Monday, January 23, 2006

Police store DNA records of 24,000 innocent kids

Police store DNA records of 24,000 innocent kids provides an alarming overview of police surveillance activity in the UK. As the article says "Britain already has the largest network of CCTV cameras in the world", and they intend to go further. The main issue in the article is DNA profiling, where it's known the police have DNA records of 24,000 young people who have never been even accused of anything. Where there's great room for concern, the article claims "most people are already resigned to the whole population having its DNA held in police and government databases". SIGH

The article details several projects which, taken together, amount to the same end goal as the Total Information Awareness System (TIA). Since that's in the UK, this would be the British equivalent to TIA. And perhaps since some aspects of British and American government are joined at the hip, maybe MI5/6 and the NSA/CIA/DOD are working together to implement TIA?

You, the reader, may have believed the TIA project was shut down. What happened is that one of the sub-projects in TIA (it was either FutureMap or Wargaming the Asymmetric Environment) was unveiled to the public, and it offended officialdom, and enough of them went on a harumphing storm that the DoD made a show of shutting down TIA. But it's obvious that most of the subprojects to TIA continued on being funded, as they would be very useful to a surveillance system.

Now, let's go through the projects reported by The Register and align them with the TIA projects which I recorded back in 2002.

DNA Profiling: There isn't a direct analogue to a TIA project. One problem with DNA profiling, however, is the expense of doing DNA testing. Doing a full sequencing of the DNA in a tissue sample currently costs many thousands of dollars. Perhaps forensic DNA testing doesn't do full sequencing, but it still isn't going to be cheap. Be aware, though, that the government is funding research to decrease the cost of DNA testing.

The currently understood methods of DNA testing involve tissue culturing steps. For example, they take a tissue sample, grow a tissue culture in a laboratory, then kill the tissue sample, and study it under microscopes. That means identifying someone from DNA in a tissue sample will take several days.

The Bio-Surveillance project in TIA is very different from any DNA profiling system.

CCTV cameras on the roads and streets: Associated with this is number plate recognition, and face recognition. This is clearly associated with Human ID at a Distance with the addition of number plate recognition.

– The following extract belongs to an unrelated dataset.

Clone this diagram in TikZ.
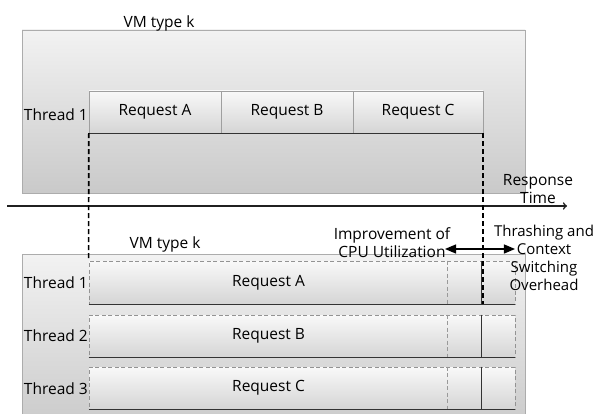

Implementation involves installing closed-circuit TV cameras (CCTV) in desired areas. The more cameras, the more intrusive and comprehensive is the monitoring system. You might think "oh, monitoring TV is manual, there's going to be a human looking at every video feed". No, if you have a city full of video cameras, there's no way a staff of humans can effectively scan them all. The cameras might be ignored most of the time, and only used when a call arives in the neighborhood of a given camera.

But what's possible is for the video feeds from these cameras to be analyzed by computers. That's what the Human ID at a Distance project is intended to be doing. And face recognition systems have been under test for several years. For example a public test was performed at a Super Bowl game a couple years ago, but apparently the test results were very disappointing.

The technique is to use image analysis to look for patterns that let the computer software zero in on the information of interest. The problem is computers are rather dumb. Human bodies have zillions of years of evolution to our image recognition hardware, and we recognize such things very readily. But computers have only 60 years of development (or so) behind them, and all they can deal with are numbers. It may look like they deal with words, and pictures, and sounds, and movies, and whatnot, but the software developers have to invent ways to turn all that into streams of numbers, because computers only know how to deal with numbers. This makes image analysis tricky.

Take face recognition. There's probably some pattern of pixels that usually indicate a human face. There's a small range of skin pigmentations, and then the shape of a face is generally the same with two eyes, nose, mouth, etc. It's made tricky because faces have a lot of variability, even when there's a lot of similarity. Recognizing license plates (number plates, as the British call them) would be simpler. There's a fairly well known set of colors to look for, and you know ahead of time what shape the license plate will have, and its location on a car.

Once you've got software that can reliably recognize what you're looking for ... car license plates ... you connect a fleet of computers to the CCTV cameras. They'd constantly be looking for motion, when they see motion the software looks for a license plate, and records whatever it sees. Assuming reliable software the computers can register all cars that pass by a CCTV camera.

The next step is to install multiple cameras throughout the city. Each camera gets connected to the computers. The computers register each car that passes by each camera. Or, if reliable face recognition software exists, the computers can also register each pedestrian as they pass by each camera. Hence, these computers could easily track the movement of every car or every pedestrian where-ever they (we) go in the city.